* WORK TO BE COMPLETED
Repeat verbatim only the lines from the opening of the material below through the one that contains "const cornerWhite = [130,2, 157,2, 132,8, 130,8]".

* DATA
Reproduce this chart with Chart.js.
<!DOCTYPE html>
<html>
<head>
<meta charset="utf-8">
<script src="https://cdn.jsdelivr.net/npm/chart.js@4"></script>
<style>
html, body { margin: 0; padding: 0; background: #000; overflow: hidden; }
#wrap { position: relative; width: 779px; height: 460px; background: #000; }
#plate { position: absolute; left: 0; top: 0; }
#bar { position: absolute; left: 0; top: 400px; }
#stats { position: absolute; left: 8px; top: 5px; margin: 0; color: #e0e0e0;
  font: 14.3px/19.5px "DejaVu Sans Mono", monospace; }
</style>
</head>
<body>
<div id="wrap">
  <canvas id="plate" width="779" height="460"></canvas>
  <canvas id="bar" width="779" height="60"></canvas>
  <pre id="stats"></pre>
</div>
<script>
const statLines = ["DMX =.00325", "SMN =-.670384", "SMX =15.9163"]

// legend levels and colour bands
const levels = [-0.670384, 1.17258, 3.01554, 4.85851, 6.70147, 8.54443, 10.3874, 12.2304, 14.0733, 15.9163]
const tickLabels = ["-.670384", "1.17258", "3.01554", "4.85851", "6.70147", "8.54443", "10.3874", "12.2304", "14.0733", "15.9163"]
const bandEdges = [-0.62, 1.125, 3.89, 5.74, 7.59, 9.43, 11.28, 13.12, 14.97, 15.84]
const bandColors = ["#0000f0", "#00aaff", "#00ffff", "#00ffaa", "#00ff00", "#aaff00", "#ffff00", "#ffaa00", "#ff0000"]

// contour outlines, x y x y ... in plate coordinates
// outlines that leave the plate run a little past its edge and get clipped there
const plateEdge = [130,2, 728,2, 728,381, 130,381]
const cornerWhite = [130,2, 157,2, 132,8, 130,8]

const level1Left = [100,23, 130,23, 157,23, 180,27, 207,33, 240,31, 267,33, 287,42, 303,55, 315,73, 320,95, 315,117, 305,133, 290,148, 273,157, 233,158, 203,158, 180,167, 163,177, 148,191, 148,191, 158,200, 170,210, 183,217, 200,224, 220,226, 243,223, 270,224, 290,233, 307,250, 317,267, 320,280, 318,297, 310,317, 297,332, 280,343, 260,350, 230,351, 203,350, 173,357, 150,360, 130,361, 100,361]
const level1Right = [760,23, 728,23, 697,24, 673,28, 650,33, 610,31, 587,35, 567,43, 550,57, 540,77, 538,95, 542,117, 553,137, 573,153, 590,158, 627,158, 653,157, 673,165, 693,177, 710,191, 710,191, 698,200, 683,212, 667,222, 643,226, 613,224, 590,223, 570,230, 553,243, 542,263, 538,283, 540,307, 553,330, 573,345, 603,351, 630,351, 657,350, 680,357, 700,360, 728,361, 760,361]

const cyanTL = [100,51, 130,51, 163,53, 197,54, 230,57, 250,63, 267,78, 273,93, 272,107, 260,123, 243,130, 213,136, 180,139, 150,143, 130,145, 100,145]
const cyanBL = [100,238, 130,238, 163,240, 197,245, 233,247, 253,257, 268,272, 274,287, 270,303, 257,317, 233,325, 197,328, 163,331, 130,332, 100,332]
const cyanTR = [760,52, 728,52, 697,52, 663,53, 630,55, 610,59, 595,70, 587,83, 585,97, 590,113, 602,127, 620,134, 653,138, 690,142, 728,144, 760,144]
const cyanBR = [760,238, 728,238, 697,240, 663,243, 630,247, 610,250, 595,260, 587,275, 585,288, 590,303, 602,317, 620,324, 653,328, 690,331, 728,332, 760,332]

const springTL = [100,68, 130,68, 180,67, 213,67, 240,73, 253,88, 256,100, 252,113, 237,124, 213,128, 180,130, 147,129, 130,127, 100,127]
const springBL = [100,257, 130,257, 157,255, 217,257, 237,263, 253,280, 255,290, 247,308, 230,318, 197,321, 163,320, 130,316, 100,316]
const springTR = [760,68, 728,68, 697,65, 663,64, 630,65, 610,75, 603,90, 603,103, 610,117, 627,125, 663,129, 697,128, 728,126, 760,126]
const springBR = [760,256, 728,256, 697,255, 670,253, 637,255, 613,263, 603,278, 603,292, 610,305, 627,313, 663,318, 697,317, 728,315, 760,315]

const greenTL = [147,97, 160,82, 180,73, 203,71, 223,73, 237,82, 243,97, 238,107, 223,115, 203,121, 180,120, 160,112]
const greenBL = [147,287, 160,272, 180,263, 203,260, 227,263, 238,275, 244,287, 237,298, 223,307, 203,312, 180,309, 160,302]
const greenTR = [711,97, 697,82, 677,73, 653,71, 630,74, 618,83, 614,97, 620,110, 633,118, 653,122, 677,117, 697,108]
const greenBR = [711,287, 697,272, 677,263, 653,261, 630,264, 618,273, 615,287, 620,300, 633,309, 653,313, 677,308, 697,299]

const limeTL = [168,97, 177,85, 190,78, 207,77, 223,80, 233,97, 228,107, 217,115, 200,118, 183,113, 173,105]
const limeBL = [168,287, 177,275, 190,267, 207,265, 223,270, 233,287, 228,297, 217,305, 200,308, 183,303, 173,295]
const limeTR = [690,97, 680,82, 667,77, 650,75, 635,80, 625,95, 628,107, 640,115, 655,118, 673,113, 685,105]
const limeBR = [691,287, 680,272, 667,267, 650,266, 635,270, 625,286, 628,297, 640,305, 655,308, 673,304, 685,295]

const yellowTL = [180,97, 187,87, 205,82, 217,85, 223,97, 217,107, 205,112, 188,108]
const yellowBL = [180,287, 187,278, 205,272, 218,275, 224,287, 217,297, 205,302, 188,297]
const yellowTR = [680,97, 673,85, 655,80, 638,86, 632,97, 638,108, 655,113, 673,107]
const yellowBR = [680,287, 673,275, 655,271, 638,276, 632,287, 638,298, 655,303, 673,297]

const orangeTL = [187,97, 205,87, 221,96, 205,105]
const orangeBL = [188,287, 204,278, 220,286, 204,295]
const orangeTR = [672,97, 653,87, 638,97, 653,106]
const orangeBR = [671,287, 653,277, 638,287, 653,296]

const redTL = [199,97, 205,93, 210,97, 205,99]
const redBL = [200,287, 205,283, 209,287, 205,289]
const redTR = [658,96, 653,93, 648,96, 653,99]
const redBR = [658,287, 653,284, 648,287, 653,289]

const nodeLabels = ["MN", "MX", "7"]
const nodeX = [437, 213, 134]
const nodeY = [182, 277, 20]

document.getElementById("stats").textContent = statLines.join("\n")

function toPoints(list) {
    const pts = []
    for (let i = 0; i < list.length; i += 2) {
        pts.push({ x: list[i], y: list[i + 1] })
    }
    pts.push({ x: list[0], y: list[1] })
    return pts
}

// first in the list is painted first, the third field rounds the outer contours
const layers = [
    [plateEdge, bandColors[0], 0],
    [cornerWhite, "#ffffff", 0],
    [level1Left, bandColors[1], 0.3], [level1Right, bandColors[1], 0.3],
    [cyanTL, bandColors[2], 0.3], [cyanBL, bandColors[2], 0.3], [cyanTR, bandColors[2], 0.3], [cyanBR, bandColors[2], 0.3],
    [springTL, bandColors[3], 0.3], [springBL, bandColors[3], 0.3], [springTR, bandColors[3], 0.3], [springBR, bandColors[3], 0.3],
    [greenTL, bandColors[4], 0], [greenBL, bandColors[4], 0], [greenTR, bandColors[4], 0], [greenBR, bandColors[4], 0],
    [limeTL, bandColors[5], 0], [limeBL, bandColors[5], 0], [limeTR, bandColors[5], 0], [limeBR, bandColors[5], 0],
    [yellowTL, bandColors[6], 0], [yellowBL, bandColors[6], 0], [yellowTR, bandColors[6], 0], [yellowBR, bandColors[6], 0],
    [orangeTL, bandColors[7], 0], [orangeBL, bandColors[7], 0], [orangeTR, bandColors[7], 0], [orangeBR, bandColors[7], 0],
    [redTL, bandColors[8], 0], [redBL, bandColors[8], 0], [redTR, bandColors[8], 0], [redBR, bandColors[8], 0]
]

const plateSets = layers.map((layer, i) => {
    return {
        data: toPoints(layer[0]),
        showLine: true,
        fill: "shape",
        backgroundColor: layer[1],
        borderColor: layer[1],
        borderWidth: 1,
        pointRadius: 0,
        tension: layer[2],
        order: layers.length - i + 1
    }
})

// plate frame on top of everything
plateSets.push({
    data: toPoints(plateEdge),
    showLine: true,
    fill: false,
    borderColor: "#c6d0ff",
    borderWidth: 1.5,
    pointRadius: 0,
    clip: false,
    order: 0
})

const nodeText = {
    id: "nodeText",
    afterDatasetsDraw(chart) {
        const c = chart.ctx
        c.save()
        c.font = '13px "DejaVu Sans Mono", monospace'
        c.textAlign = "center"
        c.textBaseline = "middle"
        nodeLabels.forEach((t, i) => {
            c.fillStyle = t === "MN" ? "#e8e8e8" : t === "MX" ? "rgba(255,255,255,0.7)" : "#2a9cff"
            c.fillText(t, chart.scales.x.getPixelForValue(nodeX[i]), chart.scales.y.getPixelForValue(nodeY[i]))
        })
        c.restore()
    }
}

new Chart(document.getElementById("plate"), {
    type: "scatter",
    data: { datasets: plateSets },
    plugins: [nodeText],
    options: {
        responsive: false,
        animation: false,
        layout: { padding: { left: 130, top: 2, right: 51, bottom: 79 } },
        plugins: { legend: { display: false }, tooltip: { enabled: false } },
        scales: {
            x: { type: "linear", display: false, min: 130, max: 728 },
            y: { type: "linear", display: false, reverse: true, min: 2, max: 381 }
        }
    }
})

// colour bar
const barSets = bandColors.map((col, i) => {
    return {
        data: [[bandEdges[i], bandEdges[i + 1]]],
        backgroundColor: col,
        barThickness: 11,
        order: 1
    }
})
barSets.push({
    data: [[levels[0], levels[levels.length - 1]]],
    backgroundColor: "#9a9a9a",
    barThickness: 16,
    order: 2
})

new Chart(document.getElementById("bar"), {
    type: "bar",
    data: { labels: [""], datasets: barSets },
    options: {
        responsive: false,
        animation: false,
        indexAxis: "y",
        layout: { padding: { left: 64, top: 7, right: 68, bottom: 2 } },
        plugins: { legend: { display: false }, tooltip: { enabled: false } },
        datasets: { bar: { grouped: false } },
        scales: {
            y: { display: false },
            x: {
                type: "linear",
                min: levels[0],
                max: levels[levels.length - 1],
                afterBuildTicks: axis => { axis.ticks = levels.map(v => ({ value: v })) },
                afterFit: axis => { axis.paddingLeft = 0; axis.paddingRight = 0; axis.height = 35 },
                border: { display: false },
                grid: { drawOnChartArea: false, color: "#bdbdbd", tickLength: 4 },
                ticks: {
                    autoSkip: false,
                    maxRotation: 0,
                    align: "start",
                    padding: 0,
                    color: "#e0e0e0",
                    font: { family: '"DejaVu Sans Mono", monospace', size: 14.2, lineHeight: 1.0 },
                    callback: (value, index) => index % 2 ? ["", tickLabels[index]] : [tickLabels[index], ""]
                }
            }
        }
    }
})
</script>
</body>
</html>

* TASK OUTPUT
Reproduce this chart with Chart.js.
<!DOCTYPE html>
<html>
<head>
<meta charset="utf-8">
<script src="https://cdn.jsdelivr.net/npm/chart.js@4"></script>
<style>
html, body { margin: 0; padding: 0; background: #000; overflow: hidden; }
#wrap { position: relative; width: 779px; height: 460px; background: #000; }
#plate { position: absolute; left: 0; top: 0; }
#bar { position: absolute; left: 0; top: 400px; }
#stats { position: absolute; left: 8px; top: 5px; margin: 0; color: #e0e0e0;
  font: 14.3px/19.5px "DejaVu Sans Mono", monospace; }
</style>
</head>
<body>
<div id="wrap">
  <canvas id="plate" width="779" height="460"></canvas>
  <canvas id="bar" width="779" height="60"></canvas>
  <pre id="stats"></pre>
</div>
<script>
const statLines = ["DMX =.00325", "SMN =-.670384", "SMX =15.9163"]

// legend levels and colour bands
const levels = [-0.670384, 1.17258, 3.01554, 4.85851, 6.70147, 8.54443, 10.3874, 12.2304, 14.0733, 15.9163]
const tickLabels = ["-.670384", "1.17258", "3.01554", "4.85851", "6.70147", "8.54443", "10.3874", "12.2304", "14.0733", "15.9163"]
const bandEdges = [-0.62, 1.125, 3.89, 5.74, 7.59, 9.43, 11.28, 13.12, 14.97, 15.84]
const bandColors = ["#0000f0", "#00aaff", "#00ffff", "#00ffaa", "#00ff00", "#aaff00", "#ffff00", "#ffaa00", "#ff0000"]

// contour outlines, x y x y ... in plate coordinates
// outlines that leave the plate run a little past its edge and get clipped there
const plateEdge = [130,2, 728,2, 728,381, 130,381]
const cornerWhite = [130,2, 157,2, 132,8, 130,8]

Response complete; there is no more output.